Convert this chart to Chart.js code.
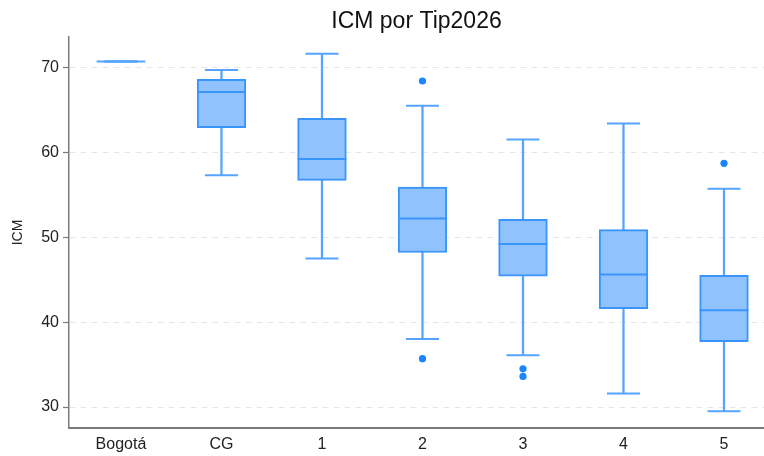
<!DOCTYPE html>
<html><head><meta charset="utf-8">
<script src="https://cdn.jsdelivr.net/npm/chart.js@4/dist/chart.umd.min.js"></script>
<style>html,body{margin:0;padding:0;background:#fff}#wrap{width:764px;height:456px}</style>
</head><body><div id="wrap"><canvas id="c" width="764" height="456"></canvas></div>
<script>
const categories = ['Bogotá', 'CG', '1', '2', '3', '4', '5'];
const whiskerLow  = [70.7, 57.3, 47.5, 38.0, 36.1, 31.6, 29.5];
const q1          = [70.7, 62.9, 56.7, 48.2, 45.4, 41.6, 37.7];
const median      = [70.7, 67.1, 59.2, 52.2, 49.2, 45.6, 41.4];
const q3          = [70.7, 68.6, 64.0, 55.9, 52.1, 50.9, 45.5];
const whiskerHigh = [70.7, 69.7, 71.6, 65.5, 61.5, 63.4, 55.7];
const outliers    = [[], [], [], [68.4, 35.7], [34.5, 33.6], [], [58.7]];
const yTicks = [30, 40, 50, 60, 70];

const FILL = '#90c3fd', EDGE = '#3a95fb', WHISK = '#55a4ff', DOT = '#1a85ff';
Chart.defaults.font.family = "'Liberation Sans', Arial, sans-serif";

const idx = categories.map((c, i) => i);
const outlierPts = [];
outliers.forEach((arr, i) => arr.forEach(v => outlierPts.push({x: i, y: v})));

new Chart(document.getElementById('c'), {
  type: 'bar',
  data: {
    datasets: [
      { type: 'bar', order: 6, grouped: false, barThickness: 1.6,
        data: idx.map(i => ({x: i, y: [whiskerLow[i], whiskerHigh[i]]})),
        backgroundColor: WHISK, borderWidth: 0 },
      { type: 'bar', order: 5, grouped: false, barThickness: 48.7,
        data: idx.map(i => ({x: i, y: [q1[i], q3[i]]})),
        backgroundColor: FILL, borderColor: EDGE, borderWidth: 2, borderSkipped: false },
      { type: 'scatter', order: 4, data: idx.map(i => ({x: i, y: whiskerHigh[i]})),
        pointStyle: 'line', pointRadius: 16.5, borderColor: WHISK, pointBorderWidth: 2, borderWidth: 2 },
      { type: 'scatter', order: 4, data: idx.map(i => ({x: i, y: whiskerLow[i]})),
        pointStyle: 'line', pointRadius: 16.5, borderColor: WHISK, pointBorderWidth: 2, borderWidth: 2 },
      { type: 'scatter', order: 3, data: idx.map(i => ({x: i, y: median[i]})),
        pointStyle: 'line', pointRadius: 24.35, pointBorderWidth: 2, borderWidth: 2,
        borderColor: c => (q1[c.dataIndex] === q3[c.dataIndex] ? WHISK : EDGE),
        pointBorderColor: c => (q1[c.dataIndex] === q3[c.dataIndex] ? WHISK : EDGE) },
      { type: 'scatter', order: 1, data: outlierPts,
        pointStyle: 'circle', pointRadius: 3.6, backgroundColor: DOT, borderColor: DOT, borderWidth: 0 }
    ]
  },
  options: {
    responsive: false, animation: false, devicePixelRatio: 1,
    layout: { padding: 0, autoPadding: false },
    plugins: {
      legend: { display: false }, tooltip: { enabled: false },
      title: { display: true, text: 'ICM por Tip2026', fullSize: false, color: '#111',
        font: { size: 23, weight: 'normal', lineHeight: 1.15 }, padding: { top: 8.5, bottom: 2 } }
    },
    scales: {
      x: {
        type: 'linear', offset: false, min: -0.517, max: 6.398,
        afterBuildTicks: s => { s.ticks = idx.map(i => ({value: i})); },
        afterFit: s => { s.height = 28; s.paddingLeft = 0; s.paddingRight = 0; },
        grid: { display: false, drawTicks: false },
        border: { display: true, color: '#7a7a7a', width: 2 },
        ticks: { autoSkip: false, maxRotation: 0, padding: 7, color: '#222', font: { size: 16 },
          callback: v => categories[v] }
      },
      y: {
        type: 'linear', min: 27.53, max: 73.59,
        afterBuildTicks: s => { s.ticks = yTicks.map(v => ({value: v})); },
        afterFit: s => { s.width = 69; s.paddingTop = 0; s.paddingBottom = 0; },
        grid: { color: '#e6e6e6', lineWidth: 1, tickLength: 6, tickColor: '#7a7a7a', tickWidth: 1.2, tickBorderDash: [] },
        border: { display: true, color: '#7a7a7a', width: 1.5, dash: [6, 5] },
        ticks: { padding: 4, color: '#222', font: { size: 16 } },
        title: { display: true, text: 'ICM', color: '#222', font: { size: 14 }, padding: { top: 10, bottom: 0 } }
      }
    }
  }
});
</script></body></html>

---

— Exercise —
Repeat the material above verbatim, with no pictures in the output.

— Solution to the problem —
Convert this chart to Chart.js code.
<!DOCTYPE html>
<html><head><meta charset="utf-8">
<script src="https://cdn.jsdelivr.net/npm/chart.js@4/dist/chart.umd.min.js"></script>
<style>html,body{margin:0;padding:0;background:#fff}#wrap{width:764px;height:456px}</style>
</head><body><div id="wrap"><canvas id="c" width="764" height="456"></canvas></div>
<script>
const categories = ['Bogotá', 'CG', '1', '2', '3', '4', '5'];
const whiskerLow  = [70.7, 57.3, 47.5, 38.0, 36.1, 31.6, 29.5];
const q1          = [70.7, 62.9, 56.7, 48.2, 45.4, 41.6, 37.7];
const median      = [70.7, 67.1, 59.2, 52.2, 49.2, 45.6, 41.4];
const q3          = [70.7, 68.6, 64.0, 55.9, 52.1, 50.9, 45.5];
const whiskerHigh = [70.7, 69.7, 71.6, 65.5, 61.5, 63.4, 55.7];
const outliers    = [[], [], [], [68.4, 35.7], [34.5, 33.6], [], [58.7]];
const yTicks = [30, 40, 50, 60, 70];

const FILL = '#90c3fd', EDGE = '#3a95fb', WHISK = '#55a4ff', DOT = '#1a85ff';
Chart.defaults.font.family = "'Liberation Sans', Arial, sans-serif";

const idx = categories.map((c, i) => i);
const outlierPts = [];
outliers.forEach((arr, i) => arr.forEach(v => outlierPts.push({x: i, y: v})));

new Chart(document.getElementById('c'), {
  type: 'bar',
  data: {
    datasets: [
      { type: 'bar', order: 6, grouped: false, barThickness: 1.6,
        data: idx.map(i => ({x: i, y: [whiskerLow[i], whiskerHigh[i]]})),
        backgroundColor: WHISK, borderWidth: 0 },
      { type: 'bar', order: 5, grouped: false, barThickness: 48.7,
        data: idx.map(i => ({x: i, y: [q1[i], q3[i]]})),
        backgroundColor: FILL, borderColor: EDGE, borderWidth: 2, borderSkipped: false },
      { type: 'scatter', order: 4, data: idx.map(i => ({x: i, y: whiskerHigh[i]})),
        pointStyle: 'line', pointRadius: 16.5, borderColor: WHISK, pointBorderWidth: 2, borderWidth: 2 },
      { type: 'scatter', order: 4, data: idx.map(i => ({x: i, y: whiskerLow[i]})),
        pointStyle: 'line', pointRadius: 16.5, borderColor: WHISK, pointBorderWidth: 2, borderWidth: 2 },
      { type: 'scatter', order: 3, data: idx.map(i => ({x: i, y: median[i]})),
        pointStyle: 'line', pointRadius: 24.35, pointBorderWidth: 2, borderWidth: 2,
        borderColor: c => (q1[c.dataIndex] === q3[c.dataIndex] ? WHISK : EDGE),
        pointBorderColor: c => (q1[c.dataIndex] === q3[c.dataIndex] ? WHISK : EDGE) },
      { type: 'scatter', order: 1, data: outlierPts,
        pointStyle: 'circle', pointRadius: 3.6, backgroundColor: DOT, borderColor: DOT, borderWidth: 0 }
    ]
  },
  options: {
    responsive: false, animation: false, devicePixelRatio: 1,
    layout: { padding: 0, autoPadding: false },
    plugins: {
      legend: { display: false }, tooltip: { enabled: false },
      title: { display: true, text: 'ICM por Tip2026', fullSize: false, color: '#111',
        font: { size: 23, weight: 'normal', lineHeight: 1.15 }, padding: { top: 8.5, bottom: 2 } }
    },
    scales: {
      x: {
        type: 'linear', offset: false, min: -0.517, max: 6.398,
        afterBuildTicks: s => { s.ticks = idx.map(i => ({value: i})); },
        afterFit: s => { s.height = 28; s.paddingLeft = 0; s.paddingRight = 0; },
        grid: { display: false, drawTicks: false },
        border: { display: true, color: '#7a7a7a', width: 2 },
        ticks: { autoSkip: false, maxRotation: 0, padding: 7, color: '#222', font: { size: 16 },
          callback: v => categories[v] }
      },
      y: {
        type: 'linear', min: 27.53, max: 73.59,
        afterBuildTicks: s => { s.ticks = yTicks.map(v => ({value: v})); },
        afterFit: s => { s.width = 69; s.paddingTop = 0; s.paddingBottom = 0; },
        grid: { color: '#e6e6e6', lineWidth: 1, tickLength: 6, tickColor: '#7a7a7a', tickWidth: 1.2, tickBorderDash: [] },
        border: { display: true, color: '#7a7a7a', width: 1.5, dash: [6, 5] },
        ticks: { padding: 4, color: '#222', font: { size: 16 } },
        title: { display: true, text: 'ICM', color: '#222', font: { size: 14 }, padding: { top: 10, bottom: 0 } }
      }
    }
  }
});
</script></body></html>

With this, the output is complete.